By the last decade of the nineteenth century, many economists began to agree that business cycles were caused by unwarranted expansion of the money supply. Easy credit would bring interest rates down and thereby stimulate excessive investment and speculation. Once the economy had overexpanded a crisis was inevitable, since the normal operation of the system could not support the unnecessary production capacity and credit created during the wave of optimism. After a crisis began, the economy would simply have to suffer until the high prices and unwise expansion were brought back to normal.
The preventive for this unfortunate sequence of events was to manage the monetary system properly. Limiting the expansion of credit to the legitimate needs of business through effective action by the central bank could prevent the process from starting or could stop it while the ensuing readjustment period might still be short and shallow.

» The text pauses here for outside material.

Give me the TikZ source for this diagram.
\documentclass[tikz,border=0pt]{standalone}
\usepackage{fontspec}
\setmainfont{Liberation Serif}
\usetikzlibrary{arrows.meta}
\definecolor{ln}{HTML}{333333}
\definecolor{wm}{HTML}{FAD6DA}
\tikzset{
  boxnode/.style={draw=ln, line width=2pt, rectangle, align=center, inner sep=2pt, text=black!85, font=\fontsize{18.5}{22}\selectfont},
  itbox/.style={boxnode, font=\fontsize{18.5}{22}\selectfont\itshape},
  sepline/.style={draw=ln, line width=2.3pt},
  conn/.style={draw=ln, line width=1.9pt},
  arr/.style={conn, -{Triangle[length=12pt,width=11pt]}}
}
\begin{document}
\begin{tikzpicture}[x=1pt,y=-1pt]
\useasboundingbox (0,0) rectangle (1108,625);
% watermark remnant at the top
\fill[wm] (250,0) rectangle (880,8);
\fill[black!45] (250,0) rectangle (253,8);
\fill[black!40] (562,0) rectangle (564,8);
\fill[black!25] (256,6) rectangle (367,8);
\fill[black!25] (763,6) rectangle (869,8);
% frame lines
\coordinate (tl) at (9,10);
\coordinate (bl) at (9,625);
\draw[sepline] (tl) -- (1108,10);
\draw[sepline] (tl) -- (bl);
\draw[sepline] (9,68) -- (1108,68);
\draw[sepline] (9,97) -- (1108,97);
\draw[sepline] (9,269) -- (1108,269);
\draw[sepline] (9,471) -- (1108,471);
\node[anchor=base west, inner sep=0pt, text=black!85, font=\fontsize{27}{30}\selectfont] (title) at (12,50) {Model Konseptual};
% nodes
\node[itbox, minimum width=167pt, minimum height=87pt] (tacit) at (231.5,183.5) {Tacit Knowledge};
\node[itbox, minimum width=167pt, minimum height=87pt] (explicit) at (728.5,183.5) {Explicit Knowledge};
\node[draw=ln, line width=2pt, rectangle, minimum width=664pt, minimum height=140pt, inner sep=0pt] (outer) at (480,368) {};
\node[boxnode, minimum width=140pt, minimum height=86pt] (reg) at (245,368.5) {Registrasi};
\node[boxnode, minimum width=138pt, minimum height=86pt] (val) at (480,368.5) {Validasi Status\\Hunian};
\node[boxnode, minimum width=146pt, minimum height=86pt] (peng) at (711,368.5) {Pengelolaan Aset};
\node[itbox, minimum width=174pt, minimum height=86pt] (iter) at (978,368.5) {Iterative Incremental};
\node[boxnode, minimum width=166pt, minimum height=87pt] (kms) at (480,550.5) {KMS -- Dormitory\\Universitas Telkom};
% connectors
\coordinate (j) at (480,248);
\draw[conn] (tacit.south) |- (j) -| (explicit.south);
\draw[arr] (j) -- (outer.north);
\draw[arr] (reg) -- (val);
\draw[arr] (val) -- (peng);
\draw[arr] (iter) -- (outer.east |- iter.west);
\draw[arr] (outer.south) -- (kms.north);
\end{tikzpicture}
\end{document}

Stability in the monetary and credit system could bring stability to the economy as a whole.
This theory was spelled out by the Englishman Walter Bagehot as early as 1873 in Lombard Street, a classic work on the money markets. It was taught at Harvard around the turn of the century by Oliver M. W. Sprague, one of whose students was the young Franklin D. Roosevelt (who learned the lesson well but was later critical enough to reject it as the basis of policy). It was the theoretical basis for the establishment of the Federal Reserve System in this country in 1914. President Herbert Hoover had this theory in mind when he said, shortly after the 1929 stock market crash, "The fundamental business of the country—that is, production and distribution— is sound." He didn't mention the monetary and credit system, which obviously was not sound and which he tried to strengthen by loans to banks and railroads (whose bonds were owned heavily by the large banks) and by trying to cut federal expenditures. But Hoover's policies pointed up the bias inherent in Say's Law of Markets and in the theory of business cycles it spawned. Production and distribution were not sound in 1929, although the theory denied that causes and remedies could be found and applied in those areas.